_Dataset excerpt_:

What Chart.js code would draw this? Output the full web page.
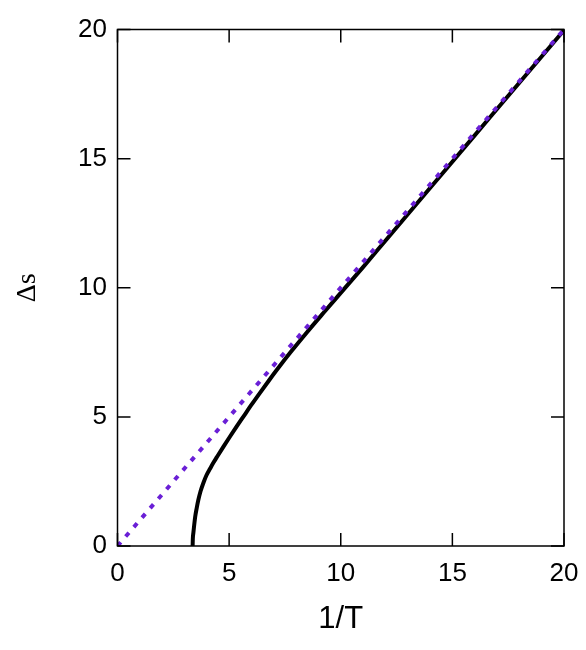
<!DOCTYPE html>
<html>
<head>
<meta charset="utf-8">
<script src="https://cdn.jsdelivr.net/npm/chart.js@4"></script>
<style>
  html, body { margin: 0; padding: 0; background: #fff; }
  #wrap { width: 586px; height: 650px; }
</style>
</head>
<body>
<div id="wrap"><canvas id="plot" width="586" height="650"></canvas></div>
<script>
// values
const invT = [3.365, 3.375, 3.40, 3.48, 3.55, 3.62, 3.72, 3.85, 3.98, 4.15, 4.30, 4.45, 4.74, 5.04, 5.34, 5.64, 6.02, 6.39, 6.76, 7.20, 7.74, 8.48, 9.23, 9.98, 11.0, 12.0, 14.0, 16.0, 18.0, 20.0];
const deltaS = [0.0, 0.30, 0.52, 1.13, 1.48, 1.78, 2.12, 2.45, 2.73, 3.0, 3.23, 3.44, 3.84, 4.24, 4.63, 5.01, 5.49, 5.94, 6.38, 6.89, 7.49, 8.27, 9.03, 9.78, 10.80, 11.82, 13.86, 15.90, 17.94, 19.97];
const limitX = [0, 20];
const limitY = [0, 20];
const tickValues = [0, 5, 10, 15, 20];

const toPoints = (xs, ys) => xs.map((x, i) => ({ x: x, y: ys[i] }));

// box around the plot plus inward ticks on all four sides
const frame = {
  id: 'frame',
  afterDatasetsDraw(chart) {
    const { ctx, chartArea: a, scales } = chart;
    const len = 13;
    ctx.save();
    ctx.strokeStyle = '#000';
    ctx.lineWidth = 1.5;
    ctx.strokeRect(a.left, a.top, a.right - a.left, a.bottom - a.top);
    ctx.beginPath();
    tickValues.forEach(v => {
      const px = scales.x.getPixelForValue(v);
      const py = scales.y.getPixelForValue(v);
      ctx.moveTo(px, a.bottom); ctx.lineTo(px, a.bottom - len);
      ctx.moveTo(px, a.top); ctx.lineTo(px, a.top + len);
      ctx.moveTo(a.left, py); ctx.lineTo(a.left + len, py);
      ctx.moveTo(a.right, py); ctx.lineTo(a.right - len, py);
    });
    ctx.stroke();
    ctx.restore();
  }
};

const tickFont = { family: '"Liberation Sans", Arial, sans-serif', size: 26 };

new Chart(document.getElementById('plot').getContext('2d'), {
  type: 'scatter',
  data: {
    datasets: [
      {
        label: 'limit',
        data: toPoints(limitX, limitY),
        showLine: true,
        borderColor: '#6a1fd6',
        borderWidth: 4,
        borderDash: [5, 7.5],
        pointRadius: 0,
        order: 0
      },
      {
        label: 'delta s',
        data: toPoints(invT, deltaS),
        showLine: true,
        borderColor: '#000',
        borderWidth: 4,
        pointRadius: 0,
        cubicInterpolationMode: 'monotone',
        order: 1
      }
    ]
  },
  options: {
    responsive: false,
    animation: false,
    devicePixelRatio: 1,
    layout: { padding: { left: 0, right: 22, top: 29.5, bottom: 0 } },
    plugins: {
      legend: { display: false },
      tooltip: { enabled: false }
    },
    scales: {
      x: {
        type: 'linear',
        min: 0,
        max: 20,
        grid: { display: false, drawTicks: false },
        border: { display: false },
        afterBuildTicks: s => { s.ticks = tickValues.map(v => ({ value: v })); },
        afterFit: s => { s.height = 104; s.paddingLeft = 0; s.paddingRight = 0; },
        ticks: { color: '#000', font: tickFont, padding: 12, maxRotation: 0 },
        title: {
          display: true,
          text: '1/T',
          color: '#000',
          font: { family: '"Liberation Sans", Arial, sans-serif', size: 31 },
          padding: { top: 0, bottom: 12 }
        }
      },
      y: {
        type: 'linear',
        min: 0,
        max: 20,
        grid: { display: false, drawTicks: false },
        border: { display: false },
        afterBuildTicks: s => { s.ticks = tickValues.map(v => ({ value: v })); },
        afterFit: s => { s.width = 117.5; s.paddingTop = 0; s.paddingBottom = 0; },
        ticks: { color: '#000', font: tickFont, padding: 10.5 },
        title: {
          display: true,
          text: 'Δs',
          color: '#000',
          font: { family: '"Liberation Serif", "Times New Roman", serif', size: 28 },
          padding: { top: 11, bottom: 0 }
        }
      }
    }
  },
  plugins: [frame]
});
</script>
</body>
</html>
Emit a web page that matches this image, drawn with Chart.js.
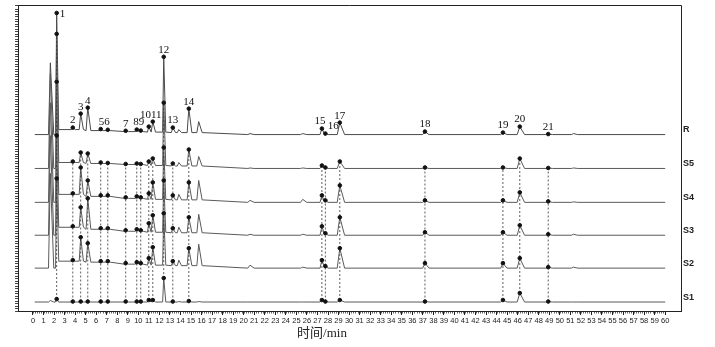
<!DOCTYPE html>
<html>
<head>
<meta charset="utf-8">
<script src="https://cdn.jsdelivr.net/npm/chart.js@4.4.1/dist/chart.umd.min.js"></script>
<style>
  html, body { margin: 0; padding: 0; background: #fff; }
  #wrap { width: 715px; height: 347px; }
</style>
</head>
<body>
<div id="wrap"><canvas id="chrom"></canvas></div>
<script>
// retention times (min) of every peak, the unnamed ones included
const peak_times = [1.65, 2.25, 3.78, 4.53, 5.2, 6.43, 7.1, 8.8, 9.85, 10.23, 10.99, 11.37, 12.41, 13.27, 13.84,
  14.79, 15.73, 20.6, 25.6, 27.42, 27.75, 29.12, 37.2, 44.6, 46.2, 48.9, 51.3];
const peak_names = ["", "1", "2", "3", "4", "5", "6", "7", "8", "9", "10", "11", "12", "13", "",
  "14", "", "", "", "15", "16", "17", "18", "19", "20", "21", ""];
// base width of each peak (min)
const peak_widths = [0.5, 0.3, 0.35, 0.4, 0.45, 0.35, 0.35, 0.4, 0.35, 0.35, 0.35, 0.4, 0.3, 0.4, 0.4,
  0.45, 0.5, 0.6, 0.6, 0.5, 0.4, 0.7, 0.6, 0.6, 0.7, 0.6, 0.6];

// peak heights for each trace (same order as peak_times)
const heights_R  = [72, 122, 7, 21, 27, 5.5, 4.8, 3.8, 5, 4, 8, 13, 78, 7, 5, 26, 13, 1, 1, 6, 1, 12, 3, 2, 8, 0.5, 1];
const heights_S5 = [95, 135, 7, 16, 15, 6, 5.5, 4.5, 5, 4.5, 7, 10, 66, 5, 6, 19, 12, 0.5, 0.5, 3, 1, 7, 1, 1, 10, 0.5, 0.5];
const heights_S4 = [100, 121, 9, 35, 22, 7, 7, 5, 6, 5, 9, 20, 55, 7, 8, 20, 22, 2, 3, 7, 2, 17, 2, 2, 10, 1, 0.5];
const heights_S3 = [100, 100, 9, 28, 37, 7, 7, 5, 6, 5, 12, 20, 55, 7, 8, 18, 21, 1, 1, 9, 2, 18, 3, 3, 10, 1, 1];
const heights_S2 = [95, 90, 8, 31, 25, 7, 7, 5, 6, 5, 10, 21, 55, 7, 8, 20, 24, 3, 1, 8, 2, 20, 5, 5, 10, 1, 1];
const heights_S1 = [1.5, 3, 0.5, 0.5, 0.5, 0.5, 0.5, 0.5, 0.5, 0.5, 2, 2, 24, 0.5, 0.5, 1, 0.5, 0, 0, 2, 0.5, 2, 0.5, 2, 9, 0.5, 0];

// baseline drift after the solvent front (level holds from each start time)
const drift_start = [2.4, 4.8, 7.5, 10.5, 13, 16.5, 20];
const drift_R  = [5, 4, 3, 2.5, 2, 1, 0];
const drift_S5 = [6, 5, 4, 3, 2.5, 1, 0];
const drift_S4 = [8, 6, 4, 3, 2.5, 1, 0];
const drift_S3 = [8, 6, 4, 3, 2.5, 1, 0];
const drift_S2 = [7, 6, 4, 3, 2.5, 1, 0];
const drift_S1 = [0, 0, 0, 0, 0, 0, 0];

// stacking of the traces, bottom to top
const trace_names = ["S1", "S2", "S3", "S4", "S5", "R"];
const trace_offsets = [9, 43, 76, 109, 143, 177];
const trace_heights = [heights_S1, heights_S2, heights_S3, heights_S4, heights_S5, heights_R];
const trace_drifts = [drift_S1, drift_S2, drift_S3, drift_S4, drift_S5, drift_R];

const run_start = 0.17;
const run_end = 60;
const x_tick_values = [];
for (let i = 0; i <= 60; i++) x_tick_values.push(i);

// which peak labels are written together above the R trace
const label_groups = [
  { peaks: [1] }, { peaks: [2] }, { peaks: [3] }, { peaks: [4] }, { peaks: [5, 6] }, { peaks: [7] },
  { peaks: [8, 9] }, { peaks: [10, 11] }, { peaks: [12] }, { peaks: [13] }, { peaks: [15] },
  { peaks: [19], align: "right" }, { peaks: [20], align: "left" }, { peaks: [21] }, { peaks: [22] },
  { peaks: [23] }, { peaks: [24] }, { peaks: [25] },
];

function driftAt(levels, t) {
  let level = 0;
  for (let i = 0; i < drift_start.length; i++) {
    if (t >= drift_start[i]) level = levels[i];
  }
  return level;
}

// building the line of one trace from its peak table
function buildTrace(k) {
  const off = trace_offsets[k];
  const h = trace_heights[k];
  const lv = trace_drifts[k];
  let pts = [{ x: run_start, y: off }];
  peak_times.forEach((t, i) => {
    let left = t - 0.35 * peak_widths[i];
    let last = pts[pts.length - 1];
    if (last.x > left) {
      // overlapping peaks: one shared valley between them
      const mid = (last.x + left) / 2;
      pts.pop();
      pts.push({ x: mid, y: off + driftAt(lv, mid) + 0.5 });
    } else {
      pts.push({ x: left, y: off + driftAt(lv, left) });
    }
    pts.push({ x: t, y: off + h[i] });
    const right = t + 0.65 * peak_widths[i];
    pts.push({ x: right, y: off + driftAt(lv, right) });
  });
  pts.push({ x: run_end, y: off });
  return pts;
}

const named = [];
peak_names.forEach((n, i) => { if (n !== "") named.push(i); });

let datasets = [];

// traces
trace_names.forEach((name, k) => {
  datasets.push({
    type: "line",
    label: name,
    data: buildTrace(k),
    borderColor: k === 5 ? "#4a4a4a" : "#5a5a5a",
    borderWidth: 1,
    pointRadius: 0,
    tension: 0,
    order: 3,
  });
});

// dotted lines joining the same peak from S1 up to S5
named.forEach((i) => {
  let pts = [];
  for (let k = 0; k < 5; k++) {
    pts.push({ x: peak_times[i], y: trace_offsets[k] + trace_heights[k][i] });
  }
  datasets.push({
    type: "line",
    label: "link " + peak_names[i],
    data: pts,
    borderColor: "#333",
    borderWidth: 0.8,
    borderDash: [2, 2],
    pointRadius: 0,
    order: 2,
  });
});

// peak markers on every trace
trace_names.forEach((name, k) => {
  datasets.push({
    type: "scatter",
    label: "marks " + name,
    data: named.map((i) => ({ x: peak_times[i], y: trace_offsets[k] + trace_heights[k][i] })),
    backgroundColor: "#111",
    borderColor: "#111",
    pointRadius: 1.8,
    order: 1,
  });
});

const decoPlugin = {
  id: "deco",
  afterDraw(chart) {
    const ctx = chart.ctx;
    const area = chart.chartArea;
    const xs = chart.scales.x;
    const ys = chart.scales.y;
    ctx.save();
    // frame
    ctx.strokeStyle = "#222";
    ctx.lineWidth = 1;
    ctx.beginPath();
    ctx.moveTo(area.left, area.top + 0.5);
    ctx.lineTo(area.right + 0.5, area.top + 0.5);
    ctx.lineTo(area.right + 0.5, area.bottom);
    ctx.stroke();

    // minor ticks on the time axis
    ctx.lineWidth = 0.7;
    ctx.beginPath();
    for (let v = 0; v <= 60.001; v += 0.2) {
      const px = Math.round(xs.getPixelForValue(v)) + 0.5;
      ctx.moveTo(px, area.bottom);
      ctx.lineTo(px, area.bottom + 2.5);
    }
    ctx.stroke();

    // peak numbers above the R trace
    const rk = 5;
    ctx.fillStyle = "#111";
    ctx.font = "11px 'Liberation Serif', serif";
    label_groups.forEach((g) => {
      const text = g.peaks.map((i) => peak_names[i]).join("");
      let tx = 0;
      let top = 0;
      g.peaks.forEach((i) => {
        tx += peak_times[i];
        top = Math.max(top, trace_offsets[rk] + trace_heights[rk][i]);
      });
      tx = xs.getPixelForValue(tx / g.peaks.length);
      const ty = ys.getPixelForValue(top);
      if (ty - 12 < area.top) {
        ctx.textAlign = "left";
        ctx.textBaseline = "middle";
        ctx.fillText(text, tx + 3, ty + 1);
        return;
      }
      ctx.textBaseline = "bottom";
      ctx.textAlign = "center";
      let dx = 0;
      if (g.align === "right") dx = -2;
      if (g.align === "left") dx = 8;
      ctx.fillText(text, tx + dx, ty - 1.5);
    });

    // trace names at the right
    ctx.font = "bold 9px 'Liberation Sans', Arial, sans-serif";
    ctx.textAlign = "left";
    ctx.textBaseline = "middle";
    ctx.fillStyle = "#222";
    trace_names.forEach((name, k) => {
      ctx.fillText(name, area.right + 2, ys.getPixelForValue(trace_offsets[k]) - 5);
    });

    // axis title
    ctx.font = "13px 'Liberation Serif', 'Noto Sans CJK SC', serif";
    ctx.textAlign = "center";
    ctx.textBaseline = "middle";
    ctx.fillStyle = "#222";
    ctx.fillText("时间/min", 322, 334);
    ctx.restore();
  },
};

const config = {
  data: { datasets: datasets },
  options: {
    responsive: true,
    maintainAspectRatio: false,
    animation: false,
    layout: { padding: { left: 15, right: 34, top: 4, bottom: 21 } },
    plugins: { legend: { display: false }, tooltip: { enabled: false } },
    scales: {
      x: {
        type: "linear",
        min: -1.42,
        max: 61.5,
        afterBuildTicks: (axis) => {
          axis.ticks = x_tick_values.map((v) => ({ value: v }));
        },
        ticks: {
          autoSkip: false,
          maxRotation: 0,
          padding: 1,
          color: "#222",
          font: { family: "'Liberation Sans', Arial, sans-serif", size: 7.5 },
          callback: (v) => v,
        },
        grid: { drawOnChartArea: false, tickLength: 4, color: "#222" },
        border: { color: "#222", width: 1 },
      },
      y: {
        type: "linear",
        min: 0,
        max: 307,
        ticks: { display: false, stepSize: 2.5, autoSkip: false },
        grid: { drawOnChartArea: false, tickLength: 3, color: "#444" },
        border: { color: "#222", width: 1 },
      },
    },
  },
  plugins: [decoPlugin],
};

const ctx = document.getElementById("chrom").getContext("2d");
const myChart = new Chart(ctx, config);
</script>
</body>
</html>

_Brief_:
Write out the lines from the one containing "Emit a web page" down to the one containing "0.7, 0.6, 0.6];", both included, exactly as they appear. Leave out any pictures.

_Completed exercise_:
Emit a web page that matches this image, drawn with Chart.js.
<!DOCTYPE html>
<html>
<head>
<meta charset="utf-8">
<script src="https://cdn.jsdelivr.net/npm/chart.js@4.4.1/dist/chart.umd.min.js"></script>
<style>
  html, body { margin: 0; padding: 0; background: #fff; }
  #wrap { width: 715px; height: 347px; }
</style>
</head>
<body>
<div id="wrap"><canvas id="chrom"></canvas></div>
<script>
// retention times (min) of every peak, the unnamed ones included
const peak_times = [1.65, 2.25, 3.78, 4.53, 5.2, 6.43, 7.1, 8.8, 9.85, 10.23, 10.99, 11.37, 12.41, 13.27, 13.84,
  14.79, 15.73, 20.6, 25.6, 27.42, 27.75, 29.12, 37.2, 44.6, 46.2, 48.9, 51.3];
const peak_names = ["", "1", "2", "3", "4", "5", "6", "7", "8", "9", "10", "11", "12", "13", "",
  "14", "", "", "", "15", "16", "17", "18", "19", "20", "21", ""];
// base width of each peak (min)
const peak_widths = [0.5, 0.3, 0.35, 0.4, 0.45, 0.35, 0.35, 0.4, 0.35, 0.35, 0.35, 0.4, 0.3, 0.4, 0.4,
  0.45, 0.5, 0.6, 0.6, 0.5, 0.4, 0.7, 0.6, 0.6, 0.7, 0.6, 0.6];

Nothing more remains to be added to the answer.